Yesterday Mr. Ban received a letter from 70 Lebanese lawmakers asking him to act under the UN Charter to set up a special tribunal given the continuing deadlock in the Lebanese Parliament. Many of the lawmakers have been calling for a parliamentary session to be convened so that they can vote on the proposed tribunal.

Asked by journalists whether the UN might go ahead and formally establish the tribunal itself, Mr. Ban said he preferred to see first how the situation unfolds given the potential meeting hosted by Saudi Arabia.

During his visit to Lebanon late last month as part of his Middle Eastern trip Mr. Ban voiced disappointment that the country’s five-month political crisis, which has led to an opposition walk-out from Parliament and mass demonstrations, had not been resolved.

The planned special tribunal in Lebanon will be of “an international character” to deal with the assassination of Mr. Hariri, who was killed along with 22 others in a massive car bombing in downtown Beirut in February 2005.

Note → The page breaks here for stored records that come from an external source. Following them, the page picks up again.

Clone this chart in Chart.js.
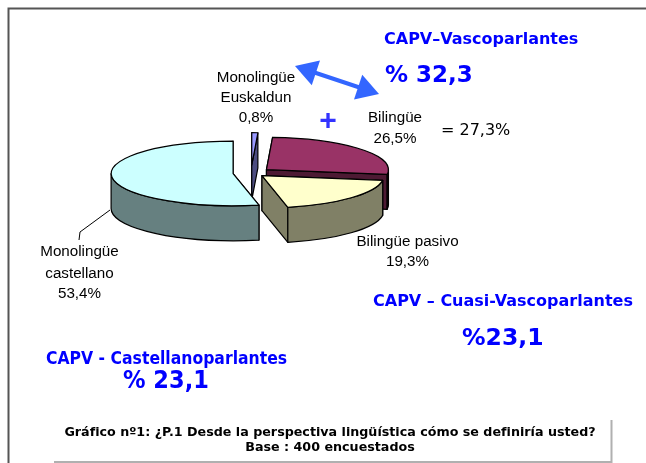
<!DOCTYPE html>
<html lang="es">
<head>
<meta charset="UTF-8" />
<title>Gráfico nº1</title>
<script src="https://cdn.jsdelivr.net/npm/chart.js@4/dist/chart.umd.min.js"></script>
<style>
   html, body { margin: 0; padding: 0; background: #fff; }
   canvas { display: block; }
</style>
</head>
<body>
<canvas id="chart" width="646" height="463"></canvas>
<script>
const categories = ['Monolingüe Euskaldun', 'Bilingüe', 'Bilingüe pasivo', 'Monolingüe castellano'];
const shares = [0.8, 26.5, 19.3, 53.4];
const explode = [30, 20, 15, 18];
const topColors = ['#9999ff', '#993366', '#ffffcc', '#ccffff'];
const wallColors = ['#4d4d80', '#4d1a33', '#808066', '#668080'];
const drawOrder = [0, 1, 3, 2];

const SQUASH = 0.265;
const DEPTH = 35;

const SANS = '"Liberation Sans", Arial, sans-serif';
const VERDANA = '"DejaVu Sans", Verdana, sans-serif';
const TAHOMA = '"DejaVu Sans Condensed", "Noto Sans", sans-serif';

function fmt(v) { return v.toFixed(1).replace('.', ',') + '%'; }

// [text, x, y, font, colour, align]
const texts = [
   ['Monolingüe', 256, 78, '15.2px ' + SANS, '#000', 'center'],
   ['Euskaldun', 256, 98, '15.2px ' + SANS, '#000', 'center'],
   [fmt(shares[0]), 256, 118, '15.2px ' + SANS, '#000', 'center'],
   [categories[1], 395, 118, '15.2px ' + SANS, '#000', 'center'],
   [fmt(shares[1]), 395, 139, '15.2px ' + SANS, '#000', 'center'],
   ['= 27,3%', 441, 131, '16px ' + VERDANA, '#000', 'left'],
   [categories[2], 407.5, 242, '15.2px ' + SANS, '#000', 'center'],
   [fmt(shares[2]), 407.5, 262, '15.2px ' + SANS, '#000', 'center'],
   ['Monolingüe', 79.5, 252, '15.2px ' + SANS, '#000', 'center'],
   ['castellano', 79.5, 274, '15.2px ' + SANS, '#000', 'center'],
   [fmt(shares[3]), 79.5, 294, '15.2px ' + SANS, '#000', 'center'],
   ['CAPV–Vascoparlantes', 384, 40, 'bold 16px ' + VERDANA, '#0000ff', 'left'],
   ['% 32,3', 385, 76, 'bold 23px ' + VERDANA, '#0000ff', 'left'],
   ['CAPV – Cuasi-Vascoparlantes', 373, 302, 'bold 16px ' + VERDANA, '#0000ff', 'left'],
   ['%23,1', 462, 339, 'bold 23.5px ' + VERDANA, '#0000ff', 'left'],
   ['CAPV - Castellanoparlantes', 46, 359, 'bold 17.4px ' + TAHOMA, '#0000ff', 'left'],
   ['% 23,1', 123, 381, 'bold 25px ' + TAHOMA, '#0000ff', 'left'],
   ['Gráfico nº1: ¿P.1 Desde la perspectiva lingüística cómo se definiría usted?', 330, 433, 'bold 12.7px ' + VERDANA, '#000', 'center'],
   ['Base : 400 encuestados', 330, 448, 'bold 12.7px ' + VERDANA, '#000', 'center'],
   ['+', 328, 122, 'bold 30px ' + SANS, '#3333ff', 'center']
];

function line(ctx, pts, color, width) {
   ctx.beginPath();
   pts.forEach((p, i) => i ? ctx.lineTo(p[0], p[1]) : ctx.moveTo(p[0], p[1]));
   ctx.strokeStyle = color;
   ctx.lineWidth = width;
   ctx.stroke();
}

function arrowHead(ctx, tip, ux, uy) {
   const len = 22, half = 13;
   ctx.beginPath();
   ctx.moveTo(tip[0], tip[1]);
   ctx.lineTo(tip[0] - ux * len - uy * half, tip[1] - uy * len + ux * half);
   ctx.lineTo(tip[0] - ux * len + uy * half, tip[1] - uy * len - ux * half);
   ctx.closePath();
   ctx.fill();
}

// one slice of the pie: walls first, top face last
function drawSlice(ctx, arc, top, wall) {
   const off = arc.options.offset;
   const mid = (arc.startAngle + arc.endAngle) / 2;
   const cx = arc.x + Math.cos(mid) * off;
   const cy = arc.y + Math.sin(mid) * off * SQUASH;
   const r = arc.outerRadius;
   const a0 = arc.startAngle, a1 = arc.endAngle;
   const ex = a => cx + Math.cos(a) * r;
   const ey = a => cy + Math.sin(a) * r * SQUASH;

   ctx.lineWidth = 1.2;
   ctx.strokeStyle = '#000';
   ctx.lineJoin = 'round';

   // flat cut sides
   [a0, a1].forEach(a => {
      ctx.beginPath();
      ctx.moveTo(cx, cy);
      ctx.lineTo(ex(a), ey(a));
      ctx.lineTo(ex(a), ey(a) + DEPTH);
      ctx.lineTo(cx, cy + DEPTH);
      ctx.closePath();
      ctx.fillStyle = wall;
      ctx.fill();
      ctx.stroke();
   });

   // rim, only the part facing the viewer
   const from = Math.max(a0, 0), to = Math.min(a1, Math.PI);
   if (to > from) {
      ctx.beginPath();
      ctx.ellipse(cx, cy, r, r * SQUASH, 0, from, to);
      ctx.lineTo(ex(to), ey(to) + DEPTH);
      ctx.ellipse(cx, cy + DEPTH, r, r * SQUASH, 0, to, from, true);
      ctx.closePath();
      ctx.fillStyle = wall;
      ctx.fill();
      ctx.stroke();
   }

   // top
   ctx.beginPath();
   ctx.moveTo(cx, cy);
   ctx.ellipse(cx, cy, r, r * SQUASH, 0, a0, a1);
   ctx.closePath();
   ctx.fillStyle = top;
   ctx.fill();
   ctx.stroke();
}

const pie3d = {
   id: 'pie3d',
   beforeDatasetsDraw(chart) {
      const ctx = chart.ctx;
      const arcs = chart.getDatasetMeta(0).data;
      ctx.save();
      // page frame
      line(ctx, [[8.5, 463], [8.5, 8.5], [646, 8.5]], '#555', 2);
      drawOrder.forEach(i => drawSlice(ctx, arcs[i], topColors[i], wallColors[i]));
      // leader line
      line(ctx, [[110, 210], [80, 232], [79, 240]], '#000', 1);
      ctx.restore();
      return false;
   },
   afterDraw(chart) {
      const ctx = chart.ctx;
      ctx.save();
      // caption box
      line(ctx, [[54, 462], [611.5, 462], [611.5, 420]], '#b0b0b0', 2);
      // double arrow
      const a = [295, 66], b = [379, 94];
      const d = Math.hypot(b[0] - a[0], b[1] - a[1]);
      const ux = (b[0] - a[0]) / d, uy = (b[1] - a[1]) / d;
      line(ctx, [[a[0] + ux * 15, a[1] + uy * 15], [b[0] - ux * 15, b[1] - uy * 15]], '#3366ff', 4);
      ctx.fillStyle = '#3366ff';
      arrowHead(ctx, b, ux, uy);
      arrowHead(ctx, a, -ux, -uy);
      ctx.textBaseline = 'middle';
      texts.forEach(t => {
         ctx.font = t[3];
         ctx.fillStyle = t[4];
         ctx.textAlign = t[5];
         ctx.fillText(t[0], t[1], t[2]);
      });
      ctx.restore();
   }
};

new Chart(document.getElementById('chart'), {
   type: 'pie',
   data: {
      labels: categories,
      datasets: [{
         data: shares,
         backgroundColor: topColors,
         borderColor: '#000',
         borderWidth: 1,
         offset: explode
      }]
   },
   options: {
      responsive: false,
      animation: false,
      radius: 122,
      layout: { padding: { right: 144, bottom: 117 } },
      events: [],
      plugins: { legend: { display: false }, tooltip: { enabled: false } }
   },
   plugins: [pie3d]
});
</script>
</body>
</html>
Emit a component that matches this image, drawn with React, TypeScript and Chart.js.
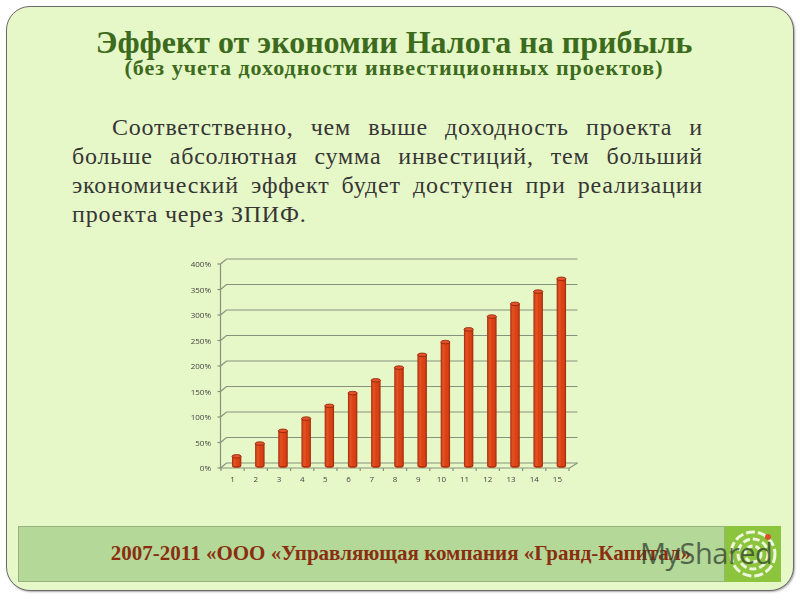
import React, { useEffect, useRef } from "react";
import { Chart, registerables } from "chart.js";

Chart.register(...registerables);

const categories = ["1", "2", "3", "4", "5", "6", "7", "8", "9", "10", "11", "12", "13", "14", "15"];
const effectValues = [19, 44, 69, 93, 118, 143, 168, 193, 218, 243, 268, 293, 318, 342, 367];
const yTickValues = [0, 50, 100, 150, 200, 250, 300, 350, 400];

const titleText = "Эффект от экономии Налога на прибыль";
const subtitleText = "(без учета доходности инвестиционных проектов)";
const bodyLines = [
  "Соответственно, чем выше доходность проекта и",
  "больше абсолютная сумма инвестиций, тем больший",
  "экономический эффект будет доступен при реализации",
  "проекта через ЗПИФ.",
];
const footerText = "2007-2011 «ООО «Управляющая компания «Гранд-Капитал»";

const BG = "#e7f8c8";
const GRID = "#87927c";
const BAR = "#d93c0e";

const perspectivePlugin = {
  id: "perspective",
  beforeDatasetsDraw(chart: any) {
    const { ctx, chartArea, scales } = chart;
    const ys = scales.y;
    const xs = scales.x;
    const L = chartArea.left;
    const R = chartArea.right;
    ctx.save();
    ctx.strokeStyle = GRID;
    ctx.lineWidth = 1.2;
    yTickValues.forEach((v) => {
      const py = ys.getPixelForValue(v);
      ctx.beginPath();
      ctx.moveTo(L - 4.5, py + 2);
      ctx.lineTo(L + 1.5, py - 3);
      ctx.lineTo(R + 4.5, py - 3);
      ctx.stroke();
      ctx.beginPath();
      ctx.moveTo(L - 7.5, py + 2);
      ctx.lineTo(L - 4.5, py + 2);
      ctx.stroke();
    });
    const top = ys.getPixelForValue(yTickValues[yTickValues.length - 1]);
    const bot = ys.getPixelForValue(0);
    ctx.beginPath();
    ctx.moveTo(L - 4.5, top + 2);
    ctx.lineTo(L - 4.5, bot + 2);
    ctx.lineTo(R - 3.5, bot + 2);
    ctx.lineTo(R + 4.5, bot - 3);
    ctx.stroke();
    for (let i = 0; i <= categories.length; i++) {
      const px = xs.getPixelForValue(i - 0.5) - 4;
      ctx.beginPath();
      ctx.moveTo(px, bot + 2);
      ctx.lineTo(px, bot + 5);
      ctx.stroke();
    }
    ctx.restore();
  },
  afterDatasetsDraw(chart: any) {
    const { ctx } = chart;
    const meta = chart.getDatasetMeta(0);
    ctx.save();
    meta.data.forEach((el: any) => {
      const { x, y, base, width } = el.getProps(["x", "y", "base", "width"], true);
      const l = x - width / 2;
      const g = ctx.createLinearGradient(l, 0, l + width, 0);
      g.addColorStop(0, "rgba(110,20,0,0.55)");
      g.addColorStop(0.3, "rgba(255,150,100,0.25)");
      g.addColorStop(0.6, "rgba(255,120,70,0.05)");
      g.addColorStop(1, "rgba(110,20,0,0.6)");
      ctx.fillStyle = g;
      ctx.fillRect(l, y, width, base - y);
      ctx.beginPath();
      ctx.ellipse(x, base, width / 2, 1.8, 0, 0, Math.PI);
      ctx.fillStyle = "#b8300a";
      ctx.fill();
      ctx.beginPath();
      ctx.ellipse(x, y, width / 2, 1.8, 0, 0, Math.PI * 2);
      ctx.fillStyle = "#e4522a";
      ctx.fill();
      ctx.strokeStyle = "#8a2206";
      ctx.lineWidth = 0.8;
      ctx.stroke();
    });
    ctx.restore();
  },
};

function BarChart() {
  const ref = useRef<HTMLCanvasElement | null>(null);
  useEffect(() => {
    if (!ref.current) return;
    const chart = new Chart(ref.current, {
      type: "bar",
      data: {
        labels: categories,
        datasets: [
          {
            data: effectValues,
            backgroundColor: BAR,
            borderWidth: 0,
            barPercentage: 0.4,
            categoryPercentage: 1,
          },
        ],
      },
      options: {
        animation: false,
        responsive: false,
        maintainAspectRatio: false,
        layout: { padding: { top: 12, right: 17, left: 0, bottom: 0 } },
        plugins: { legend: { display: false }, tooltip: { enabled: false } },
        scales: {
          x: {
            grid: { display: false, drawTicks: false },
            border: { display: false },
            ticks: {
              color: "#444",
              font: { family: "Open Sans", size: 8 },
              padding: 9,
              labelOffset: -4,
              maxRotation: 0,
            },
            afterFit: (s: any) => {
              s.height = 29;
              s.paddingLeft = 0;
              s.paddingRight = 0;
            },
          },
          y: {
            min: 0,
            max: 400,
            grid: { display: false, drawTicks: false },
            border: { display: false },
            ticks: {
              stepSize: 50,
              color: "#444",
              font: { family: "Open Sans", size: 8 },
              padding: 14,
              labelOffset: 3,
              callback: (v: any) => `${v}%`,
            },
            afterFit: (s: any) => {
              s.width = 55;
              s.paddingTop = 0;
              s.paddingBottom = 0;
            },
          },
        },
      },
      plugins: [perspectivePlugin],
    });
    return () => chart.destroy();
  }, []);
  return (
    <canvas
      ref={ref}
      width={420}
      height={245}
      style={{ position: "absolute", left: 170, top: 250, width: 420, height: 245 }}
    />
  );
}

const bodyLineStyle = (last: boolean, indent: number): React.CSSProperties => ({
  position: "relative",
  marginLeft: indent,
  textAlign: last ? "left" : "justify",
  textAlignLast: last ? "left" : "justify",
  whiteSpace: "nowrap",
});

export default function App() {
  return (
    <div
      style={{
        position: "fixed",
        left: 0,
        top: 0,
        width: 800,
        height: 600,
        background: "#fff",
        overflow: "hidden",
      }}
    >
      <div
        style={{
          position: "absolute",
          left: 6,
          top: 6,
          width: 788,
          height: 585,
          boxSizing: "border-box",
          border: "1.5px solid #6a6a6a",
          borderRadius: 24,
          background: BG,
          boxShadow: "1px 1px 2px rgba(0,0,0,0.35)",
        }}
      />
      <div
        style={{
          position: "absolute",
          left: 0,
          top: 24,
          width: 788,
          textAlign: "center",
          fontFamily: "'Liberation Serif', serif",
          fontWeight: "bold",
          fontSize: 32,
          lineHeight: "36px",
          color: "#3d6b1e",
        }}
      >
        {titleText}
      </div>
      <div
        style={{
          position: "absolute",
          left: 0,
          top: 55,
          width: 788,
          textAlign: "center",
          fontFamily: "'Liberation Serif', serif",
          fontWeight: "bold",
          fontSize: 22,
          letterSpacing: 1,
          lineHeight: "26px",
          color: "#3d6b1e",
        }}
      >
        {subtitleText}
      </div>
      <div
        style={{
          position: "absolute",
          left: 72,
          top: 113,
          width: 631,
          fontFamily: "'Liberation Serif', serif",
          fontSize: 24,
          letterSpacing: 0.8,
          lineHeight: "29px",
          color: "#363636",
        }}
      >
        {bodyLines.map((line, i) => (
          <div key={i} style={bodyLineStyle(i === bodyLines.length - 1, i === 0 ? 40 : 0)}>
            {line}
          </div>
        ))}
      </div>
      <BarChart />
      <div
        style={{
          position: "absolute",
          left: 18,
          top: 526,
          width: 707,
          height: 56,
          boxSizing: "border-box",
          background: "#b3d898",
          border: "1px solid #97b382",
        }}
      />
      <div
        style={{
          position: "absolute",
          left: 725,
          top: 526,
          width: 56,
          height: 56,
          background: "#8cc43d",
        }}
      >
        <svg width={56} height={56} viewBox="0 0 56 56">
          <circle cx={28} cy={28} r={22} fill="none" stroke="#eef7dc" strokeWidth={3} strokeDasharray="9 3" />
          <circle cx={28} cy={28} r={15} fill="none" stroke="#eef7dc" strokeWidth={3} strokeDasharray="7 3" />
          <circle cx={28} cy={28} r={8} fill="none" stroke="#eef7dc" strokeWidth={3} strokeDasharray="5 3" />
          <circle cx={43} cy={11} r={3} fill="#d9502a" />
        </svg>
      </div>
      <div
        style={{
          position: "absolute",
          left: 0,
          top: 540,
          width: 802,
          textAlign: "center",
          fontFamily: "'Liberation Serif', serif",
          fontWeight: "bold",
          fontSize: 21,
          lineHeight: "26px",
          color: "#8a2e0f",
        }}
      >
        {footerText}
      </div>
      <div
        style={{
          position: "absolute",
          left: 640,
          top: 535,
          fontFamily: "'Open Sans', sans-serif",
          fontSize: 29,
          lineHeight: "36px",
          color: "rgba(50,65,50,0.75)",
          letterSpacing: -0.5,
        }}
      >
        MyShared
      </div>
    </div>
  );
}
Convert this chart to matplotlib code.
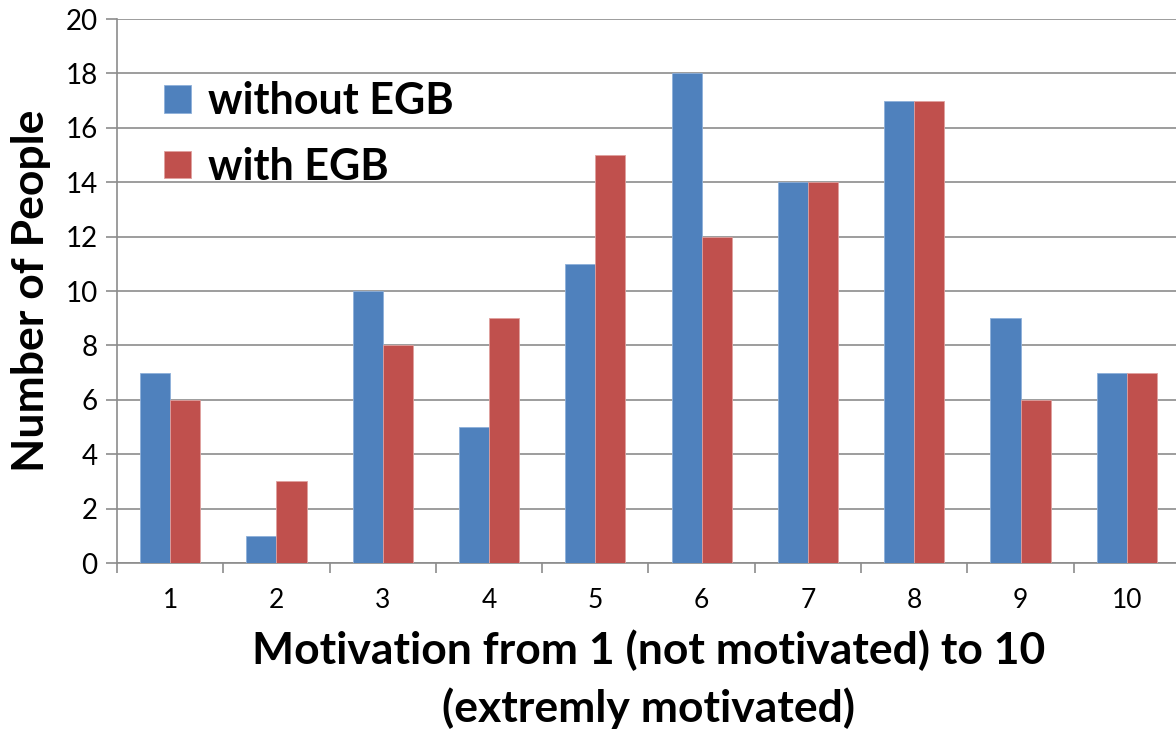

A senior UN official told journalists yesterday in New York that it would be ultimately up to the tribunal to determine whether other political killings in Lebanon since October 2004 were connected to Mr. Hariri’s assassination and could therefore be dealt with by the tribunal.

In April 2004 the Security Council set up the International Independent Investigation Commission (IIIC) after an earlier UN mission found that Lebanon’s own inquiry into the Hariri assassination was seriously flawed and that Syria was primarily responsible for the political tensions that preceded the attack. Its mandate runs out next year.

Serge Brammertz, the current head of the IIIC, told the Council last September that evidence obtained so far suggests that a young, male suicide bomber, probably non-Lebanese, detonated up to 1,800 kilograms of explosives inside a van to assassinate Mr. Hariri.

Meanwhile, during his briefing to the Council today, Mr. Ban spoke about recent developments in the Israeli-Palestinian peace process, the strife-torn Darfur region, Iraq and Somalia.

He also discussed his recent report to the Council on the implementation of resolution 1701, which ended last year’s 34-day war between Hizbollah and Israel.